## Description of the task
Give the material once more, word for word, without any images.

## Stored data
━━━━━━━━━━━━━━━━

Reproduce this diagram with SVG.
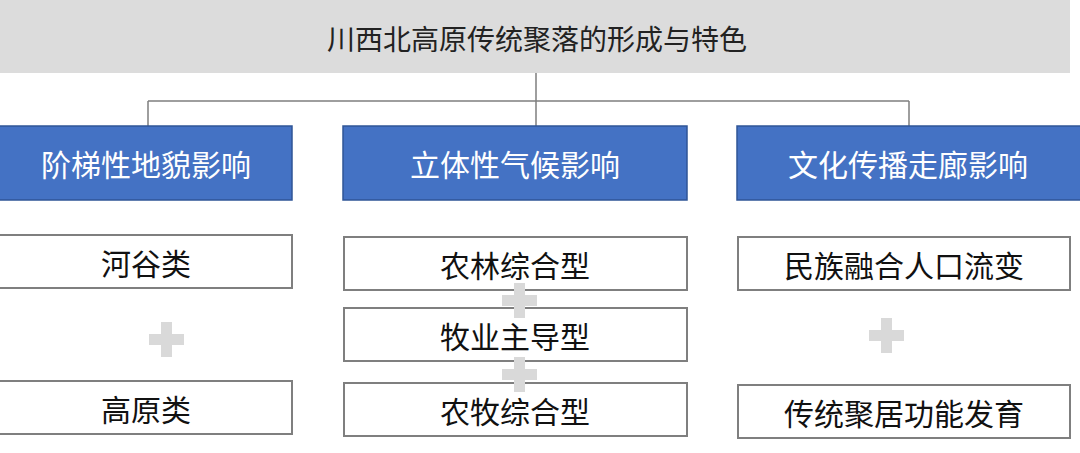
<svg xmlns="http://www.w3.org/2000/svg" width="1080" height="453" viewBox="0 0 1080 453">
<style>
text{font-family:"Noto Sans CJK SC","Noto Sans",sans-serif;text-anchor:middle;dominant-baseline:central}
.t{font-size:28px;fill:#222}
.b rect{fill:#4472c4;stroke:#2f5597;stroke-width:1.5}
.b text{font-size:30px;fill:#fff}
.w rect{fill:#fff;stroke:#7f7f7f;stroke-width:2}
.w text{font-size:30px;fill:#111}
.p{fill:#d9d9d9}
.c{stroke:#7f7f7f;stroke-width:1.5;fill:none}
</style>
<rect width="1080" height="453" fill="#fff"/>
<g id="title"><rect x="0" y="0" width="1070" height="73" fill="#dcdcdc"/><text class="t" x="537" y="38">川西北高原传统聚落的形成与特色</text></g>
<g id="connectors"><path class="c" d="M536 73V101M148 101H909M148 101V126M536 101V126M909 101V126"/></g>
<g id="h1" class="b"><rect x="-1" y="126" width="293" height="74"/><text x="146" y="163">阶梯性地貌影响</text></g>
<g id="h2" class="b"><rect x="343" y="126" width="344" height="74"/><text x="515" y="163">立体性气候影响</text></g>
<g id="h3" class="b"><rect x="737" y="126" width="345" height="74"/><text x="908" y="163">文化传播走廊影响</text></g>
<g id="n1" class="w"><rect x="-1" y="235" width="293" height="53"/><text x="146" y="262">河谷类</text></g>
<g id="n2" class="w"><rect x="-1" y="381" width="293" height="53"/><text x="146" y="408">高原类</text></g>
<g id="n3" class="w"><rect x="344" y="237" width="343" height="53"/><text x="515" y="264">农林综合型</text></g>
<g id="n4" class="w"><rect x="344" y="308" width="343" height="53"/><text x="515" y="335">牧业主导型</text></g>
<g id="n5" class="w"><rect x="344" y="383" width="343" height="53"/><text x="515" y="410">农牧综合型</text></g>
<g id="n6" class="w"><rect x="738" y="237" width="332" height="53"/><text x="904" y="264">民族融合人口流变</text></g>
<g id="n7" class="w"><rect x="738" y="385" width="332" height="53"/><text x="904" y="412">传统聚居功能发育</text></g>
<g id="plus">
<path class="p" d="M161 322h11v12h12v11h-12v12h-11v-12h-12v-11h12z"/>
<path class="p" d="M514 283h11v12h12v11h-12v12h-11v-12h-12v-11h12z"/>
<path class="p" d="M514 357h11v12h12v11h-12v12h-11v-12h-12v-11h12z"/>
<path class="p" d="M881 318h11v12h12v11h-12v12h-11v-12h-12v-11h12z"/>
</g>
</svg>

━━━━━━━━━━━━━━━━

## Exercise answer
Reproduce this diagram with SVG.
<svg xmlns="http://www.w3.org/2000/svg" width="1080" height="453" viewBox="0 0 1080 453">
<style>
text{font-family:"Noto Sans CJK SC","Noto Sans",sans-serif;text-anchor:middle;dominant-baseline:central}
.t{font-size:28px;fill:#222}
.b rect{fill:#4472c4;stroke:#2f5597;stroke-width:1.5}
.b text{font-size:30px;fill:#fff}
.w rect{fill:#fff;stroke:#7f7f7f;stroke-width:2}
.w text{font-size:30px;fill:#111}
.p{fill:#d9d9d9}
.c{stroke:#7f7f7f;stroke-width:1.5;fill:none}
</style>
<rect width="1080" height="453" fill="#fff"/>
<g id="title"><rect x="0" y="0" width="1070" height="73" fill="#dcdcdc"/><text class="t" x="537" y="38">川西北高原传统聚落的形成与特色</text></g>
<g id="connectors"><path class="c" d="M536 73V101M148 101H909M148 101V126M536 101V126M909 101V126"/></g>
<g id="h1" class="b"><rect x="-1" y="126" width="293" height="74"/><text x="146" y="163">阶梯性地貌影响</text></g>
<g id="h2" class="b"><rect x="343" y="126" width="344" height="74"/><text x="515" y="163">立体性气候影响</text></g>
<g id="h3" class="b"><rect x="737" y="126" width="345" height="74"/><text x="908" y="163">文化传播走廊影响</text></g>
<g id="n1" class="w"><rect x="-1" y="235" width="293" height="53"/><text x="146" y="262">河谷类</text></g>
<g id="n2" class="w"><rect x="-1" y="381" width="293" height="53"/><text x="146" y="408">高原类</text></g>
<g id="n3" class="w"><rect x="344" y="237" width="343" height="53"/><text x="515" y="264">农林综合型</text></g>
<g id="n4" class="w"><rect x="344" y="308" width="343" height="53"/><text x="515" y="335">牧业主导型</text></g>
<g id="n5" class="w"><rect x="344" y="383" width="343" height="53"/><text x="515" y="410">农牧综合型</text></g>
<g id="n6" class="w"><rect x="738" y="237" width="332" height="53"/><text x="904" y="264">民族融合人口流变</text></g>
<g id="n7" class="w"><rect x="738" y="385" width="332" height="53"/><text x="904" y="412">传统聚居功能发育</text></g>
<g id="plus">
<path class="p" d="M161 322h11v12h12v11h-12v12h-11v-12h-12v-11h12z"/>
<path class="p" d="M514 283h11v12h12v11h-12v12h-11v-12h-12v-11h12z"/>
<path class="p" d="M514 357h11v12h12v11h-12v12h-11v-12h-12v-11h12z"/>
<path class="p" d="M881 318h11v12h12v11h-12v12h-11v-12h-12v-11h12z"/>
</g>
</svg>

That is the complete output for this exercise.